Thu Dec 10 17:02:15 CET 2015

On Thu, December 10, 2015 2:49 am, Jeremy Laidman wrote:
> On Tue, Dec 8, 2015 at 5:49 AM Galen Johnson <Galen.Johnson at sas.com>
> wrote:
>
>> Has anyone tried to integrate alerting based on Graphite?  Or used
>> Graphite as a trending replacement to rrd?  I love Xymon for my
>> monitoring
>> but the limitations and aggregations of rrds are starting to become an
>> issue.
>>
> Nope, but I'm intrigued by Graphite.  Most of my servers have enormously
> long trends pages because of all the extra graphs I've added.  These are
> indispensable for tracking down weird faults.  But the number of graphs
> and
> RRD files has become unwieldy.  One major shortcoming is that I can't put
> metrics from different hosts onto the same graph.  I've used RRGrapher <
> http://pages.cs.wisc.edu/~plonka/RRGrapher/> to let me create ad-hoc
> graphs
> like this, but it's obviously from last millennium, and could do with a
> facelift.

I'd been looking at http://www.flotcharts.org/ and a few other RRD
graphing packages that could be used providing a more browseable
interface. There's absolutely a need (aside from the CSS work and a
potential "dashboard" view generally) for improved multi-host and
multi-graph views besides the linear trends output, I agree.

>
> For trending, Xymon can threshold (alert) on RRD files with the "DS"
> operator in analysis.cfg.  Perhaps this can be extended to alert on
> Holt-Winters aberrant behaviour thresholds.  Doing the same sort of thing
> with a rewrite of the g2zproxy probably wouldn't be too difficult, at
> least
> not on the Xymon side.
>

(Actually, the RRD files generated on new RPM installs have had HWPREDICT,
SEASONAL, and a few other RRA's configured for a while now, if anyone
feels like experimenting...)

One problem with the current RRD paradigm is that alerting is happening
only with data available at insertion time, not using data that's stored
into RRD file (or whatever metric store you have) already, so xymond_rrd
can't efficiently alert on things beyond that.

A "xymond_trend" could operate asynchronously on the RRD files, but to get
useful trend data back out of RRDs you'll need to flush the data to disk
first, which more or less blows out your I/O performance. Fine if you're
on SSD, but more of a problem if you're on heavily loaded spinning disks.

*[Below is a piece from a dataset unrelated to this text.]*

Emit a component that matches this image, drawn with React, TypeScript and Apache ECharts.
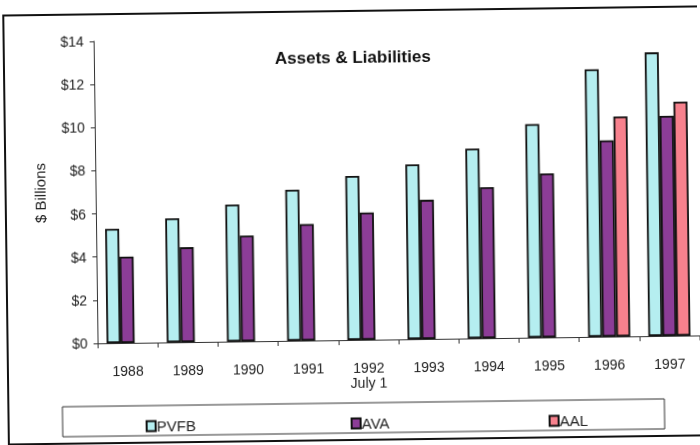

The problem there is just that there're just so many different ways of
doing this with a lot of different needs. To make something flexible
enough would require a good survey of what people are looking for.

(With that in mind -- What are people looking for? :) Maybe it's easier
than I'm thinking.)

Alternatively, sending the metric data off entirely to a different
package, which can reinject an alert into xymon if/when it notices a
trend, is an easily-approachable option using the RRD --processor option,
which can fork your metric feed off to whatever you like (OpenTSDB,
graphite, splunk, etc...). The re-posting of alerts back into xymon can be
done with that package's notification tool set and some scripting of xymon
messages.

Regards,
-jc